■ Short exercise ■
Leave out the pictures and retype only the lines from the opening line to the line that holds "const H = 879;", both ends included.

■ Source excerpt ■
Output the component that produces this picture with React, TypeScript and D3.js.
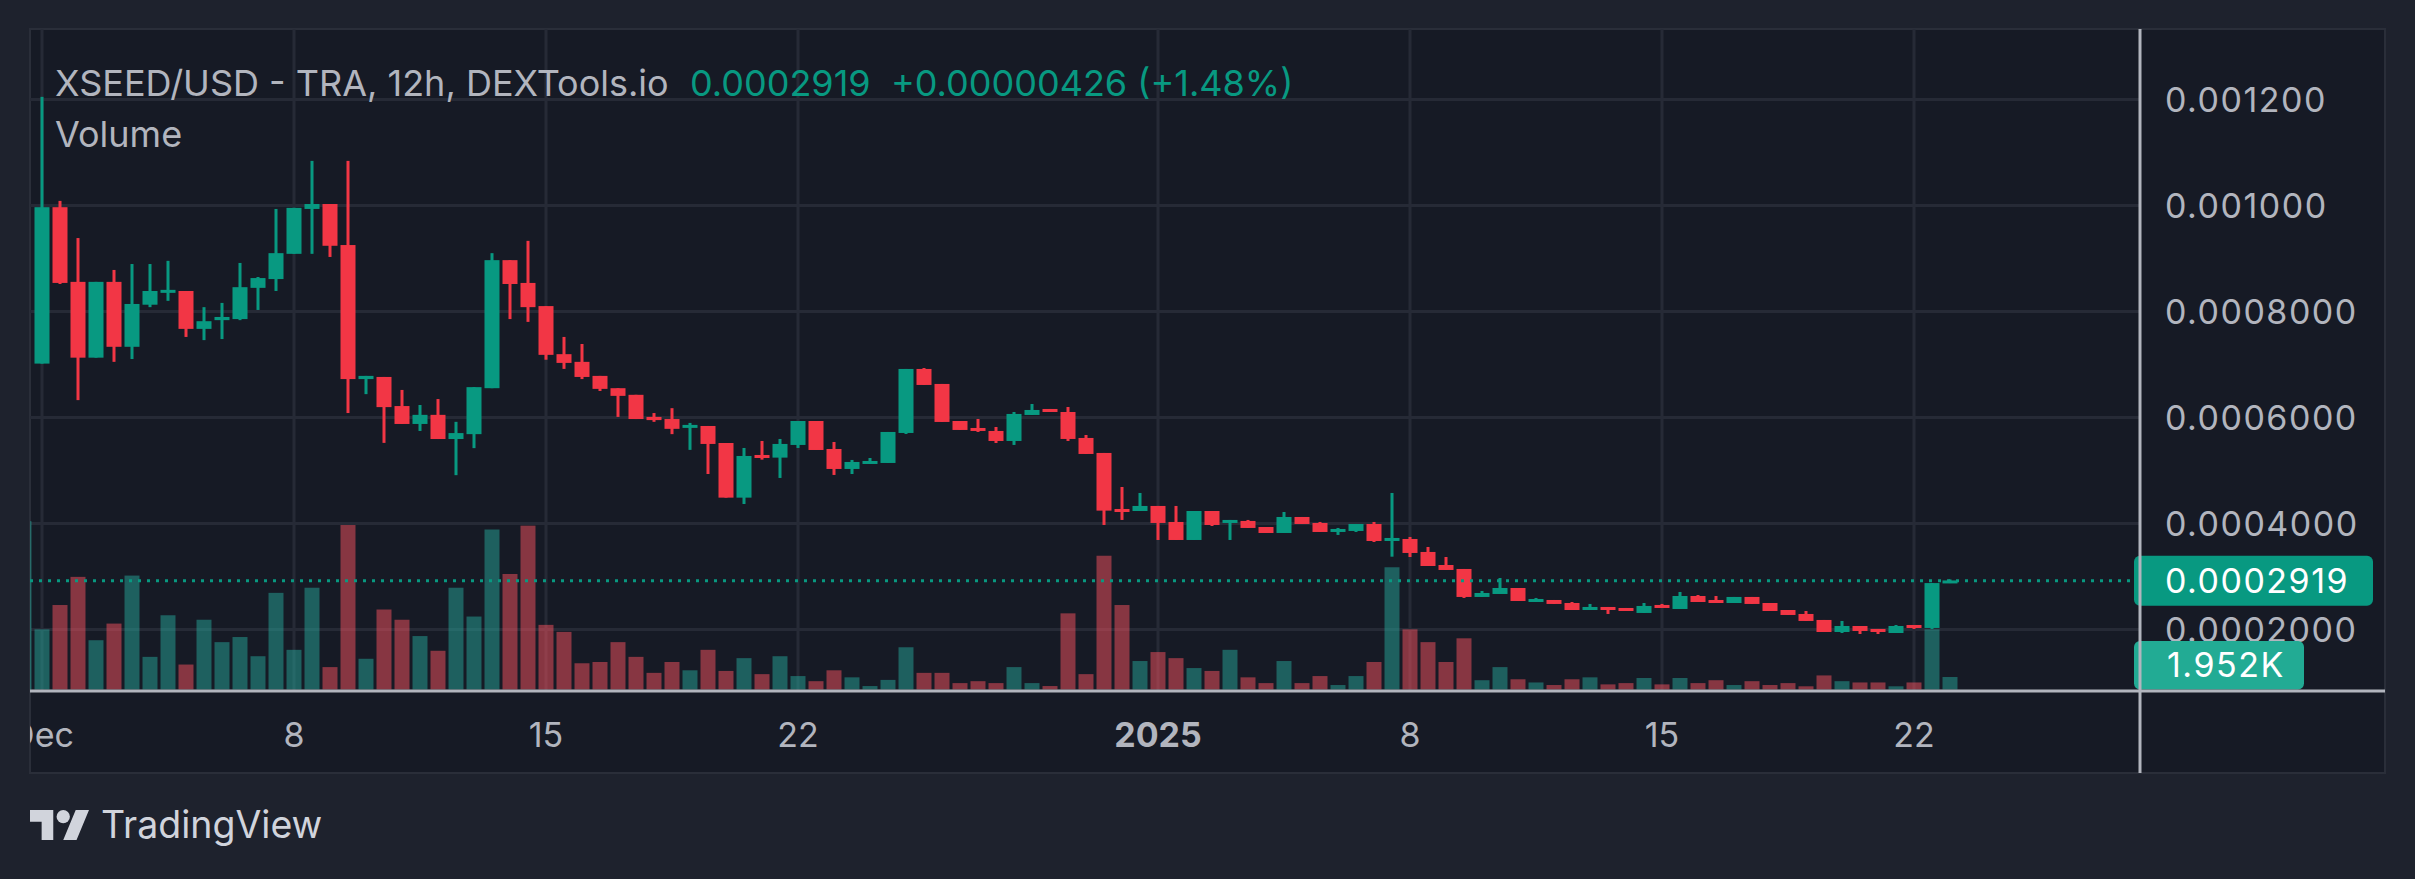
import React from 'react';
import * as d3 from 'd3';

const W = 2415;
const H = 879;

// Prices are in units of 1e-6 USD; volumes in thousands.
const PRICE_UNIT = 1e-6;
const firstCandleIndex = -1; // 12h candles counted from Dec 1 2024 00:00 UTC
const opens: (number | null)[] = [null,
  701.7, 996.8, 855.9, 712.9, 855.9, 733.4, 812.8, 835.4, 838.7, 767.2,
  783.7, 785.7, 844.6, 861.2, 908.8, 993.5, 1002.8, 925.4, 672.5, 676.5,
  621.6, 587.8, 605.0, 559.4, 568.6, 655.3, 896.9, 853.9, 810.2, 719.5,
  705.0, 678.5, 655.3, 642.8, 601.1, 597.1, 580.6, 584.0, 551.9, 448.8,
  529.3, 524.3, 548.2, 593.4, 540.6, 502.9, 512.3, 514.2, 570.8, 691.6,
  663.3, 593.4, 580.2, 574.6, 555.7, 604.8, 616.1, 610.4, 561.4, 533.1,
  427.4, 423.6, 433.1, 402.9, 368.9, 423.6, 401.0, 404.8, 393.4, 382.1,
  412.3, 401.0, 384.0, 385.9, 399.1, 367.0, 370.8, 346.3, 321.7, 314.2,
  261.4, 267.0, 278.3, 251.9, 255.7, 250.0, 236.8, 242.5, 240.6, 231.2,
  246.3, 238.7, 263.2, 255.7, 250.0, 261.4, 250.0, 236.8, 229.3, 218.0,
  195.3, 206.6, 201.0, 193.4, 208.5, 202.9, 287.6];
const highs: (number | null)[] = [null,
  1205.0, 1008.7, 938.6, 855.9, 878.4, 889.6, 889.6, 895.6, 838.7, 808.2,
  816.2, 891.6, 865.1, 993.5, 995.5, 1084.2, 1002.8, 1084.2, 678.5, 676.5,
  652.0, 623.6, 634.8, 591.8, 657.3, 910.1, 896.9, 933.3, 810.2, 752.0,
  738.7, 678.5, 655.3, 642.8, 608.4, 617.6, 589.8, 584.0, 551.9, 542.5,
  555.7, 559.5, 593.4, 593.4, 553.8, 519.9, 523.6, 572.7, 691.6, 693.4,
  663.3, 593.4, 597.2, 582.1, 610.4, 625.5, 616.1, 619.8, 567.0, 533.1,
  468.9, 457.6, 433.1, 433.1, 423.6, 423.6, 406.7, 406.7, 393.4, 421.7,
  412.3, 402.9, 391.6, 399.1, 402.9, 457.6, 374.6, 355.7, 336.8, 314.2,
  272.7, 297.2, 278.3, 259.5, 255.7, 251.9, 248.2, 242.5, 240.6, 250.0,
  248.2, 270.8, 265.1, 263.2, 261.4, 261.4, 250.0, 236.8, 234.9, 218.0,
  216.1, 206.6, 201.0, 208.5, 208.5, 287.8, 294.5];
const lows: (number | null)[] = [null,
  701.7, 851.9, 632.8, 712.9, 705.0, 710.3, 808.2, 820.1, 752.0, 746.0,
  748.0, 783.7, 802.9, 838.7, 908.8, 908.8, 902.9, 608.4, 644.1, 552.1,
  587.8, 574.6, 559.4, 491.2, 542.2, 655.3, 785.7, 780.4, 709.0, 691.7,
  672.5, 650.0, 601.1, 597.1, 591.8, 568.6, 538.9, 493.4, 448.8, 436.8,
  520.5, 485.9, 542.5, 538.7, 491.6, 493.4, 512.3, 514.2, 568.9, 661.4,
  591.6, 576.5, 572.7, 551.9, 548.2, 604.8, 610.4, 555.7, 531.2, 397.2,
  406.7, 423.6, 368.9, 368.9, 368.9, 395.3, 368.9, 391.6, 382.1, 382.1,
  399.1, 384.0, 378.4, 384.0, 365.1, 337.4, 336.8, 319.8, 312.3, 259.5,
  261.4, 267.0, 253.8, 251.9, 248.2, 236.8, 236.8, 229.3, 234.9, 231.2,
  240.6, 238.7, 251.9, 250.0, 250.0, 248.2, 234.9, 227.4, 216.1, 195.3,
  193.4, 191.5, 191.5, 193.4, 201.0, 201.0, 287.6];
const closes: (number | null)[] = [null,
  996.8, 853.9, 712.9, 855.9, 733.4, 814.2, 838.7, 840.6, 767.2, 781.7,
  789.7, 845.9, 863.1, 910.1, 995.5, 1002.8, 924.0, 672.5, 678.5, 619.6,
  587.8, 605.0, 559.4, 570.6, 657.3, 896.9, 851.9, 808.2, 718.2, 703.0,
  676.5, 654.0, 640.8, 597.1, 595.1, 578.6, 585.8, 550.1, 448.8, 527.4,
  523.6, 550.1, 593.4, 538.7, 502.9, 516.1, 518.0, 572.7, 691.6, 661.4,
  591.6, 576.5, 574.6, 555.7, 606.7, 614.2, 610.4, 559.5, 531.2, 424.3,
  421.7, 433.1, 401.0, 368.9, 423.6, 397.2, 406.7, 391.6, 382.1, 412.3,
  399.1, 384.0, 389.7, 399.1, 367.0, 372.7, 344.4, 319.8, 312.3, 261.4,
  268.9, 278.3, 253.8, 257.6, 248.2, 236.8, 242.5, 236.8, 234.9, 244.4,
  240.6, 263.2, 251.9, 250.0, 261.4, 248.2, 234.9, 227.4, 216.1, 195.3,
  206.6, 197.2, 195.3, 206.6, 202.9, 287.6, 291.9];
const volumesK: number[] = [26.3,
  9.4, 13.2, 17.6, 7.7, 10.3, 17.8, 5.1, 11.6, 3.9, 10.9,
  7.4, 8.2, 5.2, 15.1, 6.2, 15.9, 3.5, 25.7, 4.8, 12.5,
  10.9, 8.35, 6.05, 15.9, 11.4, 25.0, 18.05, 25.6, 10.1, 9.0,
  4.1, 4.3, 7.4, 5.1, 2.6, 4.3, 3.0, 6.2, 2.9, 4.9,
  2.4, 5.2, 2.1, 1.3, 3.0, 1.9, 0.54, 1.5, 6.6, 2.6,
  2.6, 1.0, 1.3, 1.0, 3.5, 1.0, 0.54, 11.9, 2.4, 20.9,
  13.2, 4.45, 5.85, 4.9, 3.35, 2.9, 6.2, 1.9, 1.0, 4.45,
  1.0, 2.1, 0.7, 2.1, 4.3, 19.1, 9.4, 7.4, 4.3, 8.0,
  1.45, 3.5, 1.6, 1.1, 0.7, 1.6, 1.9, 0.8, 1.0, 1.8,
  0.8, 1.8, 1.0, 1.45, 0.7, 1.3, 0.7, 1.0, 0.5, 2.2,
  1.3, 1.1, 1.1, 0.5, 1.1, 9.4, 1.952];
const volumeUp: boolean[] = volumesK.map((_, k) =>
  k === 0 ? true : (closes[k] as number) >= (opens[k] as number));

const priceTicks = [0.0012, 0.001, 0.0008, 0.0006, 0.0004, 0.0002];
const priceTickLabels = ['0.001200', '0.001000', '0.0008000', '0.0006000', '0.0004000', '0.0002000'];
const timeTicks = [
  Date.UTC(2024, 11, 1), Date.UTC(2024, 11, 8), Date.UTC(2024, 11, 15), Date.UTC(2024, 11, 22),
  Date.UTC(2025, 0, 1), Date.UTC(2025, 0, 8), Date.UTC(2025, 0, 15), Date.UTC(2025, 0, 22)];
const timeTickLabels = ['Dec', '8', '15', '22', '2025', '8', '15', '22'];
const timeTickBold = [false, false, false, false, true, false, false, false];

const lastPrice = 0.0002919;
const lastPriceLabel = '0.0002919';
const lastVolumeLabel = '1.952K';
const titleMain = 'XSEED/USD - TRA, 12h, DEXTools.io';
const titlePrice = '0.0002919';
const titleChange = '+0.00000426 (+1.48%)';

const UP = '#089981';
const DOWN = '#f23645';
const UP_VOL = '#26a69a';
const DOWN_VOL = '#f7525f';
const TEXT = '#b2b5be';
const GRID = '#262a36';
const FONT = 'Inter, Roboto, sans-serif';

const PANE = { left: 30, right: 2385, top: 29, bottom: 773 };
const AXIS_X = 2140;
const SEP_Y = 691;

export default function App() {
  const HALF_DAY = 12 * 3600 * 1000;
  const t0 = Date.UTC(2024, 11, 1);
  const x = d3.scaleUtc().domain([new Date(t0), new Date(Date.UTC(2025, 0, 22))]).range([42, 1914]);
  const yP = d3.scaleLinear().domain([0, 0.0012]).range([735.5, 99.5]);
  const yV = d3.scaleLinear().domain([0, 27]).range([689.5, 689.5 - 27 * 6.4]);

  const candles = volumesK.map((v, k) => {
    const i = firstCandleIndex + k;
    const t = new Date(t0 + i * HALF_DAY);
    return { t, o: opens[k], h: highs[k], l: lows[k], c: closes[k], v, up: volumeUp[k] };
  });

  const bodyW = 15;
  const wickW = 3;

  const logoPath = 'M14 22H7V11H0V4h14v18zM28 22h-8l7.5-18h8L28 22z';

  return (
    <svg width={W} height={H} style={{ position: 'absolute', left: 0, top: 0, display: 'block' }}
      fontFamily={FONT}>
      <defs>
        <clipPath id="plot">
          <rect x={PANE.left} y={PANE.top} width={AXIS_X - PANE.left} height={SEP_Y - PANE.top} />
        </clipPath>
        <clipPath id="timeaxis">
          <rect x={PANE.left} y={SEP_Y} width={AXIS_X - PANE.left} height={PANE.bottom - SEP_Y} />
        </clipPath>
      </defs>
      <rect x={0} y={0} width={W} height={H} fill="#1e222d" />
      <rect x={PANE.left} y={PANE.top} width={PANE.right - PANE.left} height={PANE.bottom - PANE.top}
        fill="#161a25" stroke="#2a2e39" strokeWidth={2} />

      <g clipPath="url(#plot)">
        {priceTicks.map((p, k) => (
          <rect key={'hg' + k} x={PANE.left} y={yP(p) - 1.5} width={AXIS_X - PANE.left} height={3} fill={GRID} />
        ))}
        {timeTicks.map((t, k) => (
          <rect key={'vg' + k} x={x(new Date(t)) - 1.5} y={PANE.top} width={3} height={SEP_Y - PANE.top} fill={GRID} />
        ))}
        {candles.map((d, k) => {
          const cx = x(d.t);
          const y0 = yV(0);
          const y1 = yV(d.v);
          return (
            <rect key={'v' + k} x={cx - bodyW / 2} y={y1} width={bodyW} height={y0 - y1}
              fill={d.up ? UP_VOL : DOWN_VOL} fillOpacity={0.5} />
          );
        })}
        {candles.map((d, k) => {
          if (d.o == null || d.c == null || d.h == null || d.l == null) return null;
          const cx = x(d.t);
          const up = d.c >= d.o;
          const col = up ? UP : DOWN;
          const top = yP(Math.max(d.o, d.c) * PRICE_UNIT);
          const bot = yP(Math.min(d.o, d.c) * PRICE_UNIT);
          const bh = Math.max(3, bot - top);
          const by = bot - top < 3 ? (top + bot) / 2 - 1.5 : top;
          const hy = yP(d.h * PRICE_UNIT);
          const ly = yP(d.l * PRICE_UNIT);
          return (
            <g key={'c' + k}>
              <rect x={cx - wickW / 2} y={hy} width={wickW} height={Math.max(0, ly - hy)} fill={col} />
              <rect x={cx - bodyW / 2} y={by} width={bodyW} height={bh} fill={col} />
            </g>
          );
        })}
        <line x1={PANE.left} x2={AXIS_X} y1={yP(lastPrice)} y2={yP(lastPrice)}
          stroke={UP} strokeWidth={3} strokeDasharray="3 6" />
      </g>

      {/* legend */}
      <text x={55} y={96} fontSize={36} fill={TEXT}>{titleMain}</text>
      <text x={690} y={96} fontSize={36} fill={UP}>{titlePrice}</text>
      <text x={891} y={96} fontSize={36} fill={UP}>{titleChange}</text>
      <text x={55} y={147} fontSize={36} fill={TEXT}>Volume</text>

      {/* price axis */}
      {priceTicks.map((p, k) => (
        <text key={'pl' + k} x={2165} y={yP(p) + 12} fontSize={34} fill={TEXT} letterSpacing={1.5}>
          {priceTickLabels[k]}
        </text>
      ))}
      <rect x={2134} y={yP(lastPrice) - 25} width={2373 - 2134} height={50} rx={6} fill={UP} />
      <text x={2165} y={yP(lastPrice) + 12} fontSize={34} fill="#ffffff" letterSpacing={1.5}>{lastPriceLabel}</text>
      <rect x={2134} y={641} width={2304 - 2134} height={48.5} rx={6} fill="#22ab94" />
      <text x={2167} y={665 + 12} fontSize={34} fill="#ffffff" letterSpacing={1.5}>{lastVolumeLabel}</text>

      {/* time axis */}
      <g clipPath="url(#timeaxis)">
        {timeTicks.map((t, k) => (
          <text key={'tl' + k} x={x(new Date(t))} y={747} fontSize={34} textAnchor="middle"
            fill={TEXT} fontWeight={timeTickBold[k] ? 700 : 400}>
            {timeTickLabels[k]}
          </text>
        ))}
      </g>

      {/* separators */}
      <rect x={PANE.left} y={SEP_Y - 1.5} width={PANE.right - PANE.left} height={3} fill="#b2b5be" />
      <rect x={AXIS_X - 1.5} y={PANE.top} width={3} height={PANE.bottom - PANE.top} fill="#b2b5be" />

      {/* logo */}
      <g transform={`translate(30, ${810 - 4 * 1.662}) scale(1.662)`} fill="#d1d4dc">
        <path d={logoPath} />
        <circle cx={20} cy={8} r={4} />
      </g>
      <text x={101} y={838} fontSize={37.5} fill="#d1d4dc">TradingView</text>
    </svg>
  );
}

■ Worked answer ■
Output the component that produces this picture with React, TypeScript and D3.js.
import React from 'react';
import * as d3 from 'd3';

const W = 2415;
const H = 879;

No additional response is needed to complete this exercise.